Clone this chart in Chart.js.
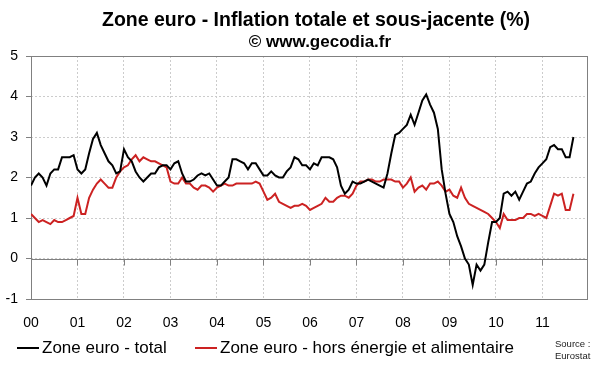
<!DOCTYPE html>
<html>
<head>
<meta charset="utf-8">
<script src="https://cdn.jsdelivr.net/npm/chart.js@4.4.0/dist/chart.umd.min.js"></script>
<style>
body { margin: 0; background: #fff; font-family: Arial, "Liberation Sans", sans-serif; }
#wrap { position: relative; width: 600px; height: 372px; overflow: hidden; }
.ttl { position: absolute; left: 0; text-align: center; font-weight: bold; color: #000; white-space: nowrap; }
.leg { position: absolute; top: 338px; font-size: 17px; line-height: 20px; color: #000; white-space: nowrap; }
.leg span { position: absolute; left: -25px; top: 9px; width: 22px; height: 2px; }
.src { position: absolute; left: 555px; font-size: 9.5px; line-height: 10px; color: #222; }
</style>
</head>
<body>
<div id="wrap">
  <canvas id="myChart" width="600" height="372"></canvas>
  <div class="ttl" style="top:10px;width:632px;font-size:19.5px;line-height:19.5px">Zone euro - Inflation totale et sous-jacente (%)</div>
  <div class="ttl" style="top:33px;width:640px;font-size:17px;line-height:17px">© www.gecodia.fr</div>
  <div class="leg" style="left:42px"><span style="background:#000"></span>Zone euro - total</div>
  <div class="leg" style="left:220px"><span style="background:#cc2222"></span>Zone euro - hors énergie et alimentaire</div>
  <div class="src" style="top:339px">Source :</div>
  <div class="src" style="top:351px">Eurostat</div>
</div>
<script>
// ticks of the x axis : one per year, jan 2000 -> 2011
const yearLabels = ["00", "01", "02", "03", "04", "05", "06", "07", "08", "09", "10", "11"];

// monthly annual rates, jan 2000 -> sep 2011
const total = [
	1.8, 2.0, 2.1, 2.0, 1.8, 2.1, 2.2, 2.2, 2.5, 2.5, 2.5, 2.55,
	2.2, 2.1, 2.2, 2.6, 2.95, 3.1, 2.8, 2.6, 2.4, 2.3, 2.1, 2.15,
	2.7, 2.5, 2.4, 2.15, 2.0, 1.9, 2.0, 2.1, 2.1, 2.25, 2.3, 2.3,
	2.2, 2.35, 2.4, 2.1, 1.9, 1.9, 1.95, 2.05, 2.1, 2.05, 2.1, 1.95,
	1.8, 1.8, 1.9, 2.0, 2.45, 2.45, 2.4, 2.35, 2.2, 2.35, 2.35, 2.2,
	2.05, 2.05, 2.15, 2.05, 2.0, 2.0, 2.15, 2.25, 2.5, 2.45, 2.3, 2.3,
	2.2, 2.35, 2.3, 2.5, 2.5, 2.5, 2.45, 2.25, 1.8, 1.6, 1.7, 1.9,
	1.85, 1.85, 1.9, 1.95, 1.9, 1.85, 1.8, 1.75, 2.1, 2.6, 3.05, 3.1,
	3.2, 3.3, 3.55, 3.3, 3.6, 3.9, 4.05, 3.8, 3.6, 3.2, 2.2, 1.6,
	1.1, 0.9, 0.55, 0.3, 0.0, -0.15, -0.65, -0.15, -0.3, -0.15, 0.4, 0.9,
	0.9, 1.0, 1.6, 1.65, 1.55, 1.65, 1.45, 1.65, 1.85, 1.9, 2.1, 2.25,
	2.35, 2.45, 2.75, 2.8, 2.7, 2.7, 2.5, 2.5, 3.0
];
const core = [
	1.1, 1.0, 0.9, 0.95, 0.9, 0.85, 0.95, 0.9, 0.9, 0.95, 1.0, 1.05,
	1.5, 1.1, 1.1, 1.5, 1.7, 1.85, 1.95, 1.85, 1.75, 1.75, 2.0, 2.15,
	2.25, 2.3, 2.45, 2.55, 2.4, 2.5, 2.45, 2.4, 2.4, 2.35, 2.3, 2.25,
	1.9, 1.85, 1.85, 2.0, 1.85, 1.85, 1.75, 1.7, 1.8, 1.8, 1.75, 1.65,
	1.75, 1.8, 1.85, 1.8, 1.8, 1.85, 1.85, 1.85, 1.85, 1.85, 1.9, 1.85,
	1.65, 1.45, 1.5, 1.6, 1.4, 1.35, 1.3, 1.25, 1.3, 1.3, 1.35, 1.3,
	1.2, 1.25, 1.3, 1.35, 1.5, 1.4, 1.4, 1.5, 1.55, 1.55, 1.5, 1.6,
	1.8, 1.9, 1.9, 1.95, 1.95, 1.9, 1.9, 1.95, 1.95, 1.95, 1.9, 1.9,
	1.75, 1.85, 2.0, 1.65, 1.75, 1.8, 1.7, 1.85, 1.85, 1.9, 1.8, 1.65,
	1.7, 1.55, 1.5, 1.75, 1.5, 1.35, 1.3, 1.25, 1.2, 1.15, 1.1, 1.0,
	0.9, 0.75, 1.1, 0.95, 0.95, 0.95, 1.0, 1.0, 1.1, 1.1, 1.05, 1.1,
	1.05, 1.0, 1.3, 1.6, 1.55, 1.6, 1.2, 1.2, 1.6
];

function toPoints(arr) {
	return arr.map(function(v, i) { return { x: i, y: v }; });
}

// box around the plot + zero line with its year marks
const frame = {
	id: "frame",
	beforeDatasetsDraw(chart) {
		const c = chart.ctx, a = chart.chartArea;
		const xs = chart.scales.x, ys = chart.scales.y;
		const y0 = Math.round(ys.getPixelForValue(0)) + 0.5;
		c.save();
		c.setLineDash([]);
		c.strokeStyle = "#808080";
		c.lineWidth = 1;
		c.beginPath();
		c.moveTo(a.left, y0);
		c.lineTo(a.right, y0);
		for (let i = 1; i < yearLabels.length; i++) {
			const px = Math.round(xs.getPixelForValue(i * 12)) + 0.5;
			c.moveTo(px, y0);
			c.lineTo(px, y0 + 6);
		}
		c.stroke();
		c.strokeRect(Math.round(a.left) + 0.5, Math.round(a.top) + 0.5, Math.round(a.right - a.left), Math.round(a.bottom - a.top));
		c.restore();
	}
};

const ctx = document.getElementById("myChart").getContext("2d");
const myChart = new Chart(ctx, {
	type: "line",
	data: {
		datasets: [{
			label: "Zone euro - total",
			data: toPoints(total),
			borderColor: "#000000",
			borderWidth: 2,
			pointRadius: 0,
			tension: 0
		}, {
			label: "Zone euro - hors énergie et alimentaire",
			data: toPoints(core),
			borderColor: "#cc2222",
			borderWidth: 2,
			pointRadius: 0,
			tension: 0
		}]
	},
	options: {
		responsive: false,
		animation: false,
		layout: { padding: { left: 0, right: 13, top: 56, bottom: 33 } },
		plugins: {
			legend: { display: false },
			tooltip: { enabled: false }
		},
		scales: {
			x: {
				type: "linear",
				min: 0,
				max: 143.5,
				afterFit: function(axis) { axis.height = 40; },
				afterBuildTicks: function(axis) {
					axis.ticks = yearLabels.map(function(l, i) { return { value: i * 12 }; });
				},
				ticks: {
					padding: 16,
					maxRotation: 0,
					color: "#000",
					font: { family: "Arial, 'Liberation Sans'", size: 14 },
					callback: function(value) { return yearLabels[value / 12]; }
				},
				grid: { color: "#cccccc", drawTicks: false },
				border: { display: false, dash: [2, 2] }
			},
			y: {
				min: -1,
				max: 5,
				afterFit: function(axis) { axis.width = 31; },
				ticks: {
					stepSize: 1,
					padding: 8,
					color: "#000",
					font: { family: "Arial, 'Liberation Sans'", size: 14 }
				},
				grid: { color: "#cccccc", tickColor: "#808080", tickLength: 5, tickBorderDash: [] },
				border: { display: false, dash: [2, 2] }
			}
		}
	},
	plugins: [frame]
});
</script>
</body>
</html>
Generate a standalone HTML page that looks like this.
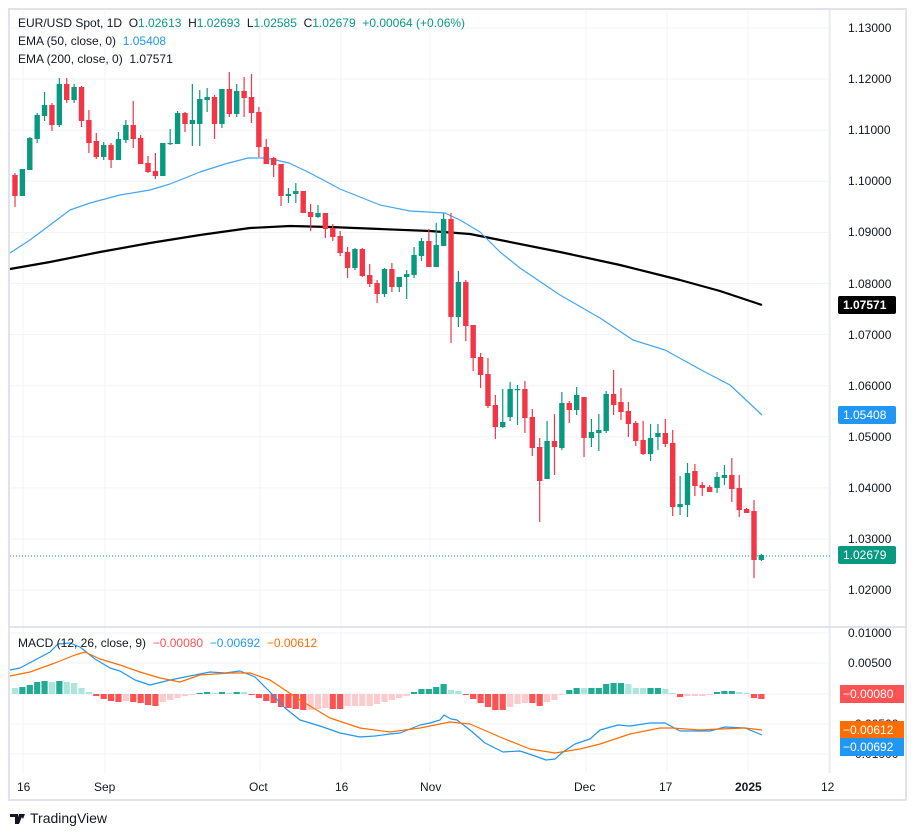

#### Instruction:
Provide only the number of lines in the records containing the string "this".

#### Answer to the task:
2